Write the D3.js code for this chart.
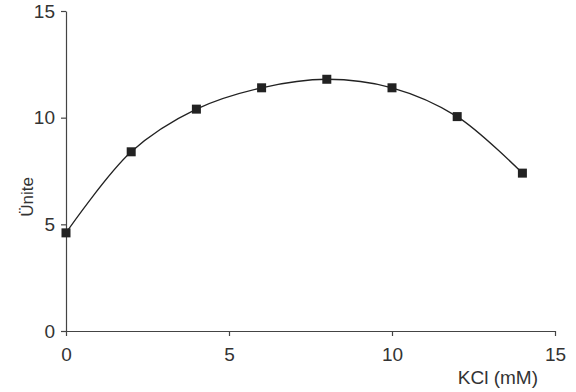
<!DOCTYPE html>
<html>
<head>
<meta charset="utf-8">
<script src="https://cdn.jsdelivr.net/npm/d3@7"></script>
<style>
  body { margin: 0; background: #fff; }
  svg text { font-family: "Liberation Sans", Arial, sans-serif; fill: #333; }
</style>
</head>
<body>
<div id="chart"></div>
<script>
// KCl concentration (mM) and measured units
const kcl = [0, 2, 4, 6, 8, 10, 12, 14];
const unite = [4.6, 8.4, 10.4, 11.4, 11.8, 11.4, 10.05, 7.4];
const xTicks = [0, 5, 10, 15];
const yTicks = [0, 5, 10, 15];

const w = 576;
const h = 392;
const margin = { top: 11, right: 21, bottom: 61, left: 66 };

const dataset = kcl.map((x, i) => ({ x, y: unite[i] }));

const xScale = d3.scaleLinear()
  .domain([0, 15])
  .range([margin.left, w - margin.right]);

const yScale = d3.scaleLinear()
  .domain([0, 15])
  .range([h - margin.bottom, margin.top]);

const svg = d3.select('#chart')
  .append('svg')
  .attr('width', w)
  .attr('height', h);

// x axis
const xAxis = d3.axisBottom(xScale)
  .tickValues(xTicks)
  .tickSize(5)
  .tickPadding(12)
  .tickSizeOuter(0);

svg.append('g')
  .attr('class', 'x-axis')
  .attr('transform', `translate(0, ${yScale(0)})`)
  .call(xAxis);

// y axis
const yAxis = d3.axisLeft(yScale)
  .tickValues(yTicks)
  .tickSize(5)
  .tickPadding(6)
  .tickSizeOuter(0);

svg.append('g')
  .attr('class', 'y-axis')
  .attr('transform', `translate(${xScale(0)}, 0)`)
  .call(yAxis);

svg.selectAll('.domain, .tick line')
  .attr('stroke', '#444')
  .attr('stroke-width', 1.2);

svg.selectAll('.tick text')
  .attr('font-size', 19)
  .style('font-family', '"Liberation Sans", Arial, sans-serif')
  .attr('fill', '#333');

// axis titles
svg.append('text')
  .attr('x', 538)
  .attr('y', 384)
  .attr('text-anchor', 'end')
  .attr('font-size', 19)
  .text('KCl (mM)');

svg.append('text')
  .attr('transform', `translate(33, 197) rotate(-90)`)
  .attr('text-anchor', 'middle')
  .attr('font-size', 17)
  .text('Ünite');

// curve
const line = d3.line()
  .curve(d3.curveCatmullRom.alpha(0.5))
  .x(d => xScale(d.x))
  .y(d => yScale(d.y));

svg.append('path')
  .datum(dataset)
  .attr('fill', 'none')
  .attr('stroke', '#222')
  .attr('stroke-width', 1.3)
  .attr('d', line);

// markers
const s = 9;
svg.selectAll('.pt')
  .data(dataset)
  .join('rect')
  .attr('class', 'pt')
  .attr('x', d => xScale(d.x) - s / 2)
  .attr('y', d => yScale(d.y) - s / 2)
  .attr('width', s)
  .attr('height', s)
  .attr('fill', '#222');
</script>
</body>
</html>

- [Given exercise]: Ignore the images and quote every line of the listing exactly.

- [Task output]:
Write the D3.js code for this chart.
<!DOCTYPE html>
<html>
<head>
<meta charset="utf-8">
<script src="https://cdn.jsdelivr.net/npm/d3@7"></script>
<style>
  body { margin: 0; background: #fff; }
  svg text { font-family: "Liberation Sans", Arial, sans-serif; fill: #333; }
</style>
</head>
<body>
<div id="chart"></div>
<script>
// KCl concentration (mM) and measured units
const kcl = [0, 2, 4, 6, 8, 10, 12, 14];
const unite = [4.6, 8.4, 10.4, 11.4, 11.8, 11.4, 10.05, 7.4];
const xTicks = [0, 5, 10, 15];
const yTicks = [0, 5, 10, 15];

const w = 576;
const h = 392;
const margin = { top: 11, right: 21, bottom: 61, left: 66 };

const dataset = kcl.map((x, i) => ({ x, y: unite[i] }));

const xScale = d3.scaleLinear()
  .domain([0, 15])
  .range([margin.left, w - margin.right]);

const yScale = d3.scaleLinear()
  .domain([0, 15])
  .range([h - margin.bottom, margin.top]);

const svg = d3.select('#chart')
  .append('svg')
  .attr('width', w)
  .attr('height', h);

// x axis
const xAxis = d3.axisBottom(xScale)
  .tickValues(xTicks)
  .tickSize(5)
  .tickPadding(12)
  .tickSizeOuter(0);

svg.append('g')
  .attr('class', 'x-axis')
  .attr('transform', `translate(0, ${yScale(0)})`)
  .call(xAxis);

// y axis
const yAxis = d3.axisLeft(yScale)
  .tickValues(yTicks)
  .tickSize(5)
  .tickPadding(6)
  .tickSizeOuter(0);

svg.append('g')
  .attr('class', 'y-axis')
  .attr('transform', `translate(${xScale(0)}, 0)`)
  .call(yAxis);

svg.selectAll('.domain, .tick line')
  .attr('stroke', '#444')
  .attr('stroke-width', 1.2);

svg.selectAll('.tick text')
  .attr('font-size', 19)
  .style('font-family', '"Liberation Sans", Arial, sans-serif')
  .attr('fill', '#333');

// axis titles
svg.append('text')
  .attr('x', 538)
  .attr('y', 384)
  .attr('text-anchor', 'end')
  .attr('font-size', 19)
  .text('KCl (mM)');

svg.append('text')
  .attr('transform', `translate(33, 197) rotate(-90)`)
  .attr('text-anchor', 'middle')
  .attr('font-size', 17)
  .text('Ünite');

// curve
const line = d3.line()
  .curve(d3.curveCatmullRom.alpha(0.5))
  .x(d => xScale(d.x))
  .y(d => yScale(d.y));

svg.append('path')
  .datum(dataset)
  .attr('fill', 'none')
  .attr('stroke', '#222')
  .attr('stroke-width', 1.3)
  .attr('d', line);

// markers
const s = 9;
svg.selectAll('.pt')
  .data(dataset)
  .join('rect')
  .attr('class', 'pt')
  .attr('x', d => xScale(d.x) - s / 2)
  .attr('y', d => yScale(d.y) - s / 2)
  .attr('width', s)
  .attr('height', s)
  .attr('fill', '#222');
</script>
</body>
</html>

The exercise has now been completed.